───── Provided material ─────

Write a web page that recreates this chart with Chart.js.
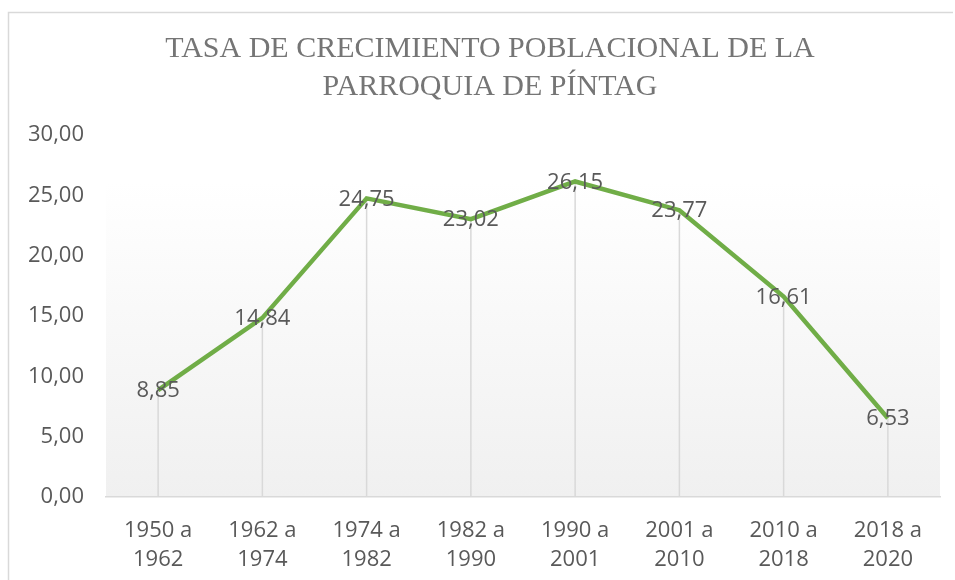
<!DOCTYPE html>
<html>
<head>
<meta charset="utf-8">
<script src="https://cdn.jsdelivr.net/npm/chart.js@4/dist/chart.umd.min.js"></script>
<style>
  html, body { margin: 0; padding: 0; background: #ffffff; }
  #wrap { width: 955px; height: 580px; position: relative; }
</style>
</head>
<body>
<div id="wrap"><canvas id="c" width="955" height="580"></canvas></div>
<script>
const categories = [
  ["1950 a", "1962"], ["1962 a", "1974"], ["1974 a", "1982"], ["1982 a", "1990"],
  ["1990 a", "2001"], ["2001 a", "2010"], ["2010 a", "2018"], ["2018 a", "2020"]
];
const tasaValues = [8.85, 14.84, 24.75, 23.02, 26.15, 23.77, 16.61, 6.53];
const titleLines = ["TASA DE CRECIMIENTO POBLACIONAL DE LA", "PARROQUIA DE PÍNTAG"];
const yMin = 0, yMax = 30, yStep = 5;

const fmt = v => v.toFixed(2).replace('.', ',');
const FONT = "'Open Sans', 'Liberation Sans', sans-serif";

const decorPlugin = {
  id: 'decor',
  beforeDraw(chart) {
    const ctx = chart.ctx;
    const a = chart.chartArea;
    ctx.save();
    ctx.strokeStyle = '#d9d9d9';
    ctx.lineWidth = 1.5;
    ctx.beginPath();
    ctx.moveTo(8.5, 580);
    ctx.lineTo(8.5, 12.5);
    ctx.lineTo(953, 12.5);
    ctx.stroke();
    const top = a.top + 0.13 * (a.bottom - a.top);
    const g = ctx.createLinearGradient(0, top, 0, a.bottom);
    g.addColorStop(0, '#ffffff');
    g.addColorStop(1, '#f0f0f0');
    ctx.fillStyle = g;
    ctx.fillRect(a.left, top, a.right - a.left, a.bottom - top);
    ctx.font = "30px 'Liberation Serif', 'Times New Roman', serif";
    ctx.fillStyle = '#757575';
    ctx.textAlign = 'center';
    ctx.textBaseline = 'middle';
    ctx.fillText(titleLines[0], 490, 49);
    ctx.fillText(titleLines[1], 490, 87);
    ctx.restore();
  },
  beforeDatasetsDraw(chart) {
    const ctx = chart.ctx;
    const meta = chart.getDatasetMeta(0);
    const yb = chart.scales.y.getPixelForValue(0);
    ctx.save();
    ctx.strokeStyle = '#d9d9d9';
    ctx.lineWidth = 1.5;
    meta.data.forEach(pt => {
      ctx.beginPath();
      ctx.moveTo(pt.x, pt.y);
      ctx.lineTo(pt.x, yb);
      ctx.stroke();
    });
    ctx.restore();
  },
  afterDatasetsDraw(chart) {
    const ctx = chart.ctx;
    const meta = chart.getDatasetMeta(0);
    const data = chart.data.datasets[0].data;
    ctx.save();
    ctx.font = "22px " + FONT;
    ctx.fillStyle = '#595959';
    ctx.textAlign = 'center';
    ctx.textBaseline = 'middle';
    meta.data.forEach((pt, i) => {
      ctx.fillText(fmt(data[i]), pt.x, pt.y + 1);
    });
    ctx.restore();
  }
};

new Chart(document.getElementById('c'), {
  type: 'line',
  data: {
    labels: categories,
    datasets: [{
      data: tasaValues,
      borderColor: '#70ad47',
      borderWidth: 4.5,
      pointRadius: 0,
      pointHoverRadius: 0,
      tension: 0,
      fill: false
    }]
  },
  options: {
    responsive: false,
    animation: false,
    events: [],
    layout: { padding: { left: 0, right: 15, top: 135, bottom: 0 } },
    plugins: {
      legend: { display: false },
      tooltip: { enabled: false },
      title: { display: false }
    },
    scales: {
      x: {
        offset: true,
        grid: { display: false, drawTicks: false },
        border: { display: true, color: '#d9d9d9', width: 1.5 },
        ticks: {
          color: '#595959',
          font: { family: FONT, size: 22, lineHeight: 1.33 },
          padding: 19,
          maxRotation: 0,
          autoSkip: false
        },
        afterFit(s) { s.height = 83; }
      },
      y: {
        min: yMin, max: yMax,
        grid: { display: false, drawTicks: false },
        border: { display: false },
        ticks: {
          stepSize: yStep,
          color: '#595959',
          font: { family: FONT, size: 22 },
          padding: 22,
          callback: v => fmt(v)
        },
        afterFit(s) { s.width = 106; }
      }
    }
  },
  plugins: [decorPlugin]
});
</script>
</body>
</html>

─────

Given exercise: Go through the listing above and write it out again exactly, dropping the pictures.

Correct answer:
Write a web page that recreates this chart with Chart.js.
<!DOCTYPE html>
<html>
<head>
<meta charset="utf-8">
<script src="https://cdn.jsdelivr.net/npm/chart.js@4/dist/chart.umd.min.js"></script>
<style>
  html, body { margin: 0; padding: 0; background: #ffffff; }
  #wrap { width: 955px; height: 580px; position: relative; }
</style>
</head>
<body>
<div id="wrap"><canvas id="c" width="955" height="580"></canvas></div>
<script>
const categories = [
  ["1950 a", "1962"], ["1962 a", "1974"], ["1974 a", "1982"], ["1982 a", "1990"],
  ["1990 a", "2001"], ["2001 a", "2010"], ["2010 a", "2018"], ["2018 a", "2020"]
];
const tasaValues = [8.85, 14.84, 24.75, 23.02, 26.15, 23.77, 16.61, 6.53];
const titleLines = ["TASA DE CRECIMIENTO POBLACIONAL DE LA", "PARROQUIA DE PÍNTAG"];
const yMin = 0, yMax = 30, yStep = 5;

const fmt = v => v.toFixed(2).replace('.', ',');
const FONT = "'Open Sans', 'Liberation Sans', sans-serif";

const decorPlugin = {
  id: 'decor',
  beforeDraw(chart) {
    const ctx = chart.ctx;
    const a = chart.chartArea;
    ctx.save();
    ctx.strokeStyle = '#d9d9d9';
    ctx.lineWidth = 1.5;
    ctx.beginPath();
    ctx.moveTo(8.5, 580);
    ctx.lineTo(8.5, 12.5);
    ctx.lineTo(953, 12.5);
    ctx.stroke();
    const top = a.top + 0.13 * (a.bottom - a.top);
    const g = ctx.createLinearGradient(0, top, 0, a.bottom);
    g.addColorStop(0, '#ffffff');
    g.addColorStop(1, '#f0f0f0');
    ctx.fillStyle = g;
    ctx.fillRect(a.left, top, a.right - a.left, a.bottom - top);
    ctx.font = "30px 'Liberation Serif', 'Times New Roman', serif";
    ctx.fillStyle = '#757575';
    ctx.textAlign = 'center';
    ctx.textBaseline = 'middle';
    ctx.fillText(titleLines[0], 490, 49);
    ctx.fillText(titleLines[1], 490, 87);
    ctx.restore();
  },
  beforeDatasetsDraw(chart) {
    const ctx = chart.ctx;
    const meta = chart.getDatasetMeta(0);
    const yb = chart.scales.y.getPixelForValue(0);
    ctx.save();
    ctx.strokeStyle = '#d9d9d9';
    ctx.lineWidth = 1.5;
    meta.data.forEach(pt => {
      ctx.beginPath();
      ctx.moveTo(pt.x, pt.y);
      ctx.lineTo(pt.x, yb);
      ctx.stroke();
    });
    ctx.restore();
  },
  afterDatasetsDraw(chart) {
    const ctx = chart.ctx;
    const meta = chart.getDatasetMeta(0);
    const data = chart.data.datasets[0].data;
    ctx.save();
    ctx.font = "22px " + FONT;
    ctx.fillStyle = '#595959';
    ctx.textAlign = 'center';
    ctx.textBaseline = 'middle';
    meta.data.forEach((pt, i) => {
      ctx.fillText(fmt(data[i]), pt.x, pt.y + 1);
    });
    ctx.restore();
  }
};

new Chart(document.getElementById('c'), {
  type: 'line',
  data: {
    labels: categories,
    datasets: [{
      data: tasaValues,
      borderColor: '#70ad47',
      borderWidth: 4.5,
      pointRadius: 0,
      pointHoverRadius: 0,
      tension: 0,
      fill: false
    }]
  },
  options: {
    responsive: false,
    animation: false,
    events: [],
    layout: { padding: { left: 0, right: 15, top: 135, bottom: 0 } },
    plugins: {
      legend: { display: false },
      tooltip: { enabled: false },
      title: { display: false }
    },
    scales: {
      x: {
        offset: true,
        grid: { display: false, drawTicks: false },
        border: { display: true, color: '#d9d9d9', width: 1.5 },
        ticks: {
          color: '#595959',
          font: { family: FONT, size: 22, lineHeight: 1.33 },
          padding: 19,
          maxRotation: 0,
          autoSkip: false
        },
        afterFit(s) { s.height = 83; }
      },
      y: {
        min: yMin, max: yMax,
        grid: { display: false, drawTicks: false },
        border: { display: false },
        ticks: {
          stepSize: yStep,
          color: '#595959',
          font: { family: FONT, size: 22 },
          padding: 22,
          callback: v => fmt(v)
        },
        afterFit(s) { s.width = 106; }
      }
    }
  },
  plugins: [decorPlugin]
});
</script>
</body>
</html>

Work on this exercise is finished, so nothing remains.